Когда Меншиков был назначен в Дрезден посланником, то это назначение он счел немилостью и подал в отставку. В отставке он страдал от бездействия. Вот его личный рассказ об этом времени: «Измученный праздностью, страдая бессонницею, от нечего делать, я отправился за советом к А.П. Ермолову. „Вы тоже были в опале, – сказал я ему, – тоже в отставке после деятельной жизни, скажите мне, что вы сделали, чтобы не сойти с ума?“ – „Любезный Меншиков, – отвечал Ермолов, – я нанял деревенского попа учить меня по-латыни; прочитал с ним Тита Ливия, Тацита, Горация, это чтение наполнило праздное время, укрепило во мне дух и дало мне тот слог, который так нравится нашей молодежи“. Я последовал было его совету взял деревенского священника и стал повторять латынь, но учитель мой редко бывал в совершенно нормальном виде, а между тем подвернулся мне сосед, мой почтенный Глотов, автор морской практики. Я вспомнил, что мне предлагали черноморский флот, и что я не мог принять его потому, что не имел понятия о морском деле – и стал учиться у Глотова».

Меншиков в течение своей жизни был известен на многих поприщах жизни. Из одиннадцати мундиров, право носить которые было ему предоставлено, он избрал и предпочитал морской и носил его постоянно в Севастополе, когда был его защитником.

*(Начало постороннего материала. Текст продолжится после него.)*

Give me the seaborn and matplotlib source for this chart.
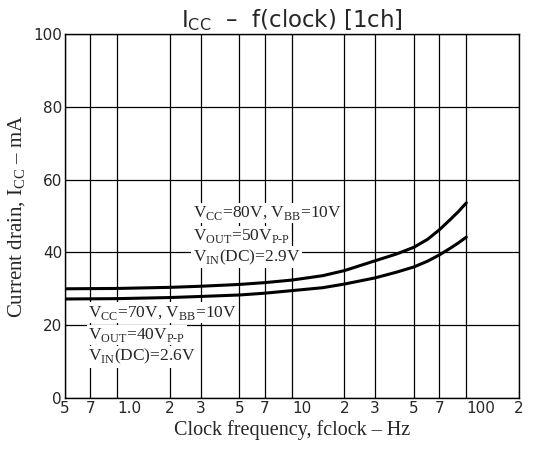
import numpy as np
import pandas as pd
import seaborn as sns
import matplotlib.pyplot as plt
from matplotlib.ticker import FixedLocator, FixedFormatter, NullLocator

# Dados
freq = [0.5, 1, 2, 3, 5, 7, 10, 15, 20, 30, 40, 50, 60, 70, 80, 90, 100]
icc_80v = [30.0, 30.1, 30.4, 30.7, 31.2, 31.7, 32.4, 33.6, 35.0, 37.7, 39.6, 41.4, 43.6, 46.2, 48.8, 51.2, 53.6]
icc_70v = [27.2, 27.3, 27.6, 27.9, 28.3, 28.8, 29.5, 30.3, 31.3, 33.0, 34.6, 36.0, 37.6, 39.3, 41.0, 42.6, 44.2]

xticks = [0.5, 0.7, 1, 2, 3, 5, 7, 10, 20, 30, 50, 70, 100, 200]
xtick_labels = ['5', '7', '1.0', '2', '3', '5', '7', '10', '2', '3', '5', '7', '100', '2']
yticks = [0, 20, 40, 60, 80, 100]

dataset = pd.DataFrame({
    'freq': freq * 2,
    'icc': icc_80v + icc_70v,
    'serie': ['80V'] * len(freq) + ['70V'] * len(freq),
})

sns.set_style('white')
plt.rcParams['font.family'] = ['DejaVu Sans']
plt.rcParams['mathtext.fontset'] = 'custom'
plt.rcParams['mathtext.rm'] = 'Liberation Serif'

fig = plt.figure(figsize=(5.36, 4.51), dpi=100)
ax = fig.add_axes([0.121, 0.1175, 0.847, 0.8071])

ax.set_xscale('log')
ax.set_xlim(0.5, 200)
ax.set_ylim(0, 100)

# grade
for xv in xticks:
    ax.axvline(xv, color='black', lw=0.9, zorder=1)
for yv in yticks:
    ax.axhline(yv, color='black', lw=0.9, zorder=1)

sns.lineplot(data=dataset, x='freq', y='icc', units='serie', estimator=None,
             color='black', lw=2.2, ax=ax, zorder=3)

ax.xaxis.set_major_locator(FixedLocator(xticks))
ax.xaxis.set_major_formatter(FixedFormatter(xtick_labels))
ax.xaxis.set_minor_locator(NullLocator())
ax.set_yticks(yticks)
ax.tick_params(axis='both', length=0, labelsize=11, pad=2)
for lab in ax.get_xticklabels():
    if lab.get_text() in ('1.0', '10', '100'):
        lab.set_horizontalalignment('left')

for s in ax.spines.values():
    s.set_color('black')
    s.set_linewidth(1)

serif = 'Liberation Serif'
ax.set_xlabel('Clock frequency, fclock – Hz', fontsize=14.5, family=serif, labelpad=3)
ax.set_ylabel(r'Current drain, I$_{\mathrm{CC}}$ – mA', fontsize=15, family=serif, labelpad=4)
ax.set_title('I$_{\\mathregular{CC}}$  –  f(clock) [1ch]', fontsize=16.5, pad=5)

box = dict(facecolor='white', edgecolor='none', pad=1)
txt_sup = [r'V$_{\mathrm{CC}}$=80V, V$_{\mathrm{BB}}$=10V',
           r'V$_{\mathrm{OUT}}$=50V$_{\mathrm{P\text{-}P}}$',
           r'V$_{\mathrm{IN}}$(DC)=2.9V']
txt_inf = [r'V$_{\mathrm{CC}}$=70V, V$_{\mathrm{BB}}$=10V',
           r'V$_{\mathrm{OUT}}$=40V$_{\mathrm{P\text{-}P}}$',
           r'V$_{\mathrm{IN}}$(DC)=2.6V']
for t, yv in zip(txt_sup, [50.8, 44.5, 38.7]):
    ax.text(2.7, yv, t, fontsize=12.5, family=serif, va='center', ha='left', bbox=box, zorder=4)
for t, yv in zip(txt_inf, [23.4, 17.3, 11.3]):
    ax.text(0.68, yv, t, fontsize=12.5, family=serif, va='center', ha='left', bbox=box, zorder=4)

plt.savefig('out.png', dpi=100)
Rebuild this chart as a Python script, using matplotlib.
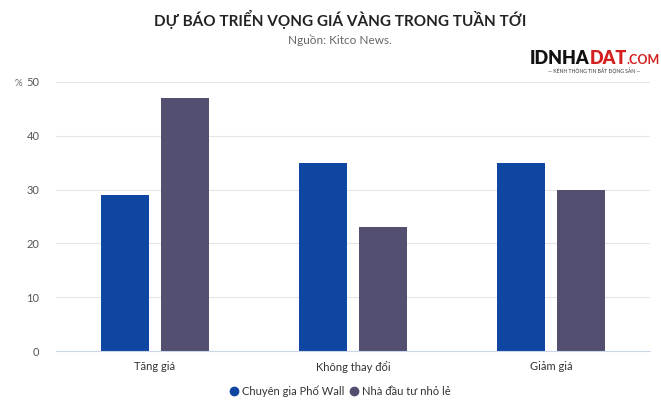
import matplotlib.pyplot as plt
import numpy as np
from matplotlib.lines import Line2D

categories = ['Tăng giá', 'Không thay đổi', 'Giảm giá']
series_names = ['Chuyên gia Phố Wall', 'Nhà đầu tư nhỏ lẻ']
wall_street = [29, 35, 35]
main_street = [47, 23, 30]
colors = ['#0e46a1', '#534f70']

plt.rcParams['font.family'] = ['Lato', 'DejaVu Sans']

fig = plt.figure(figsize=(6.61, 4.13), dpi=100)
W, H = 661, 413
ax = fig.add_axes([56 / W, 1 - 351 / H, (650 - 56) / W, (351 - 82) / H])

x = np.arange(len(categories))
bw = 0.242
ax.bar(x - 0.151, wall_street, bw, color=colors[0], label=series_names[0])
ax.bar(x + 0.151, main_street, bw, color=colors[1], label=series_names[1])

ax.set_xlim(-0.5, 2.5)
ax.set_ylim(0, 50)
ax.set_yticks(range(0, 51, 10))
ax.set_xticks(x)
ax.set_xticklabels(categories)
ax.grid(axis='y', color='#e6e6e6', linewidth=0.8)
ax.set_axisbelow(True)
for s in ['top', 'right', 'left']:
    ax.spines[s].set_visible(False)
ax.spines['bottom'].set_color('#ccd6eb')
ax.tick_params(axis='both', length=0, labelsize=8, colors='#333333')
ax.tick_params(axis='y', pad=12, colors='#555555')
ax.tick_params(axis='x', pad=7)

fig.text(18 / W, 1 - 83 / H, '%', fontsize=7, color='#666666', ha='center', va='center')

fig.text(340 / W, 1 - 19 / H, 'DỰ BÁO TRIỂN VỌNG GIÁ VÀNG TRONG TUẦN TỚI',
         fontsize=11, fontweight='bold', color='#222222', ha='center', va='center')
fig.text(340 / W, 1 - 40 / H, 'Nguồn: Kitco News.', fontsize=8.5, color='#666666',
         ha='center', va='center')

# logo as text, pieces placed next to each other
r = fig.canvas.get_renderer()
t1 = fig.text(530 / W, 1 - 58 / H, 'IDNHA', fontsize=13, fontweight='heavy',
              color='#111111', ha='left', va='center')
x1 = t1.get_window_extent(r).x1
t2 = fig.text(x1 / W, 1 - 58 / H, 'DAT', fontsize=13, fontweight='heavy',
              color='#d42020', ha='left', va='center')
x2 = t2.get_window_extent(r).x1
fig.text(x2 / W, 1 - 60 / H, '.COM', fontsize=9, fontweight='bold', color='#d42020',
         ha='left', va='center')
fig.text(594 / W, 1 - 71 / H, '— KÊNH THÔNG TIN BẤT ĐỘNG SẢN —', fontsize=3.6,
         color='#333333', ha='center', va='center')

handles = [Line2D([], [], marker='o', linestyle='', color=c, markersize=6) for c in colors]
fig.legend(handles, series_names, loc='center', bbox_to_anchor=(340 / W, 1 - 391 / H),
           ncol=2, frameon=False, fontsize=8, handlelength=0.8, handletextpad=0.3,
           columnspacing=0.5, labelcolor='#333333')

fig.savefig('out.png', dpi=100)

Ему раз сказал известный Денис Давыдов: «Ты, впрочем, так умно и так ловко умеешь приладить свой ум ко всему по части дипломатической, военной, морской, административной, за что ни возьмешься, поступи ты завтра в монахи – в шесть месяцев будешь ты митрополитом». Меншиков был самый усердный придворный и ничто не могло заставить его не быть во дворце в дни, назначенные для приезда ко двору.